Diandra Sangetti-Daniels organized the rally in partnership with Family Planning and said she thought it was important the community be involved in issues such as women’s rights.
“Women’s rights have been up for grabs,” Sangetti-Daniels said. While acknowledging New York is a “progressive state,” it was important to her that people “stay informed” and “stay active,” she said
“It all started with Donald Trump stacking the Supreme Court with anti-abortion judges,” Sangetti-Daniels said.
Sangetti-Daniels’ high school friend at Oneonta High School, Moppy, opened the event with their singer-songwriter work on an electric guitar.
Chip Northrup of Dallas, Texas, and Cooperstown, was at the rally and spoke about some of the historical significance of abortion laws.
“I think the law is ridiculous,” Northrup told AllOtsego.com prior to his speech on the anti-abortion laws in his home state. “It’s not just unconstitutional, it’s absurd. It’s like a prank.”
Northrup also called the law a “gigantic publicity stunt” and “embarrassing.”
Amber Townsend-Diaz gave a heart wrenching speech about her experience with having a child pass away and the purpose of late-term abortions for such situations.
“Late term abortions aren’t done by evil cackling doctors,” Townsend-Diaz said, who explained that late-term abortions are “done for the baby who will only know pain in their short life.”
Townsend-Diaz said, in anti-abortion states “I would’ve had to wait until my life was in danger before I can terminate the pregnancy” or “jailed just for something that is normally, but sadly, a part of life.”
Kasia Swift, a community educator for Family Planning, talked about her experience with a 19 year old friend who she referred to as “Lucy” who had an unplanned and unwanted pregnancy, which she felt she handled in some ways “very well and other things not so great.”
“I did not understand how common and how safe and how important abortions are,” Swift said.
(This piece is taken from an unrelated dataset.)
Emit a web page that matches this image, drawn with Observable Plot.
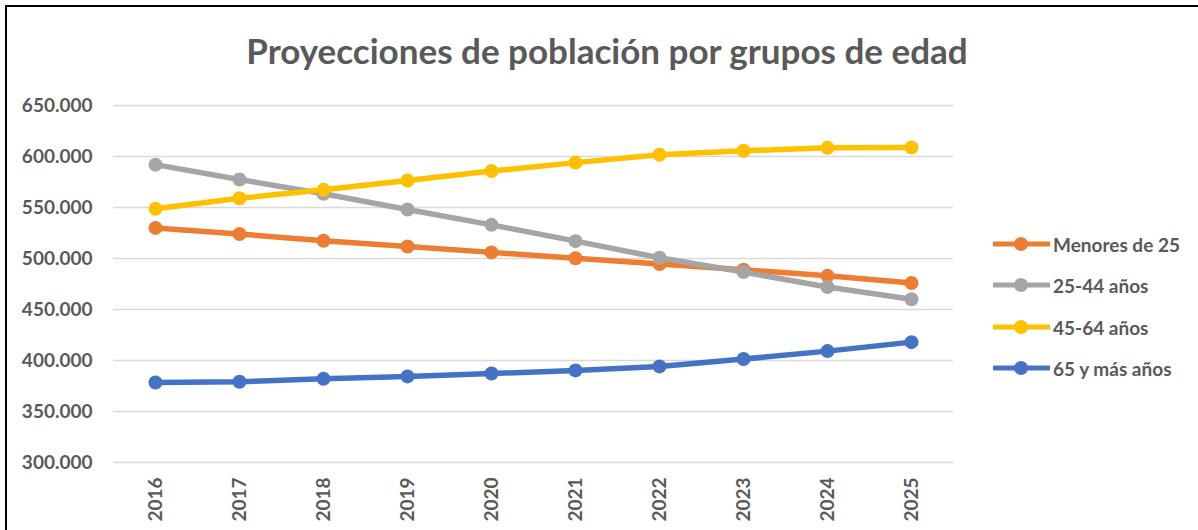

She described her own experience of wanting to have a family and realized this was not the same for everybody.
“I forgot that not everybody wanted that and it became clear that this was not a moment of celebration,” Swift said.
Swift, who tabled for Family Planning prior to the rally, giving out condoms and information on birth control, offered advice on how to be supportive to someone who had an unintended and unwanted pregnancy.
“When someone is facing an unintended pregnancy, that is not a time for lectures,” Swift said. “That moment is just to listen, hold that space with her, listen to what she said and needed and wanted.”
Swift said her role in that moment “was for me to be open to her choice” after she made the decision of what she wanted to do.
Swift said the process “helped unlearn a lot of misinformation” about abortions. She emphasized there was “no evidence” abortions affected a women’s mental health and abortion laws “only increased the amount of unsafe and fatal abortions.”
Swift said Lucy was relieved after the procedure and was able to study abroad and do all the things she wanted to do. It became “not secret, but just something that happened.” She contrasted that with her own decision to have a family after her own unintended pregnancy.
Swift’s advice was “you trust the decision they make is the right one for them and you give them a whole lot of respect.”
Debra Marcus, CEO of Family Planning, encouraged people at the rally to register to vote and become involved in local and national politics, as well as consuming legitimate and varied news sources.
“Make it clear that there will be consequences at the voting booth,” Marcus said. “Politics is the art of the possible and all these steps are very possible.”
Mayor Gary Herzig, along with mayoral candidate and common councilmember Mark Drnek, D-Eighth Ward, were on hand watching the event.
“I’m old enough to remember before Roe V. Wade,” Herzig said to AllOtsego.com. “Young women getting backroom abortions and dying from it. We don’t want to go back to those days.”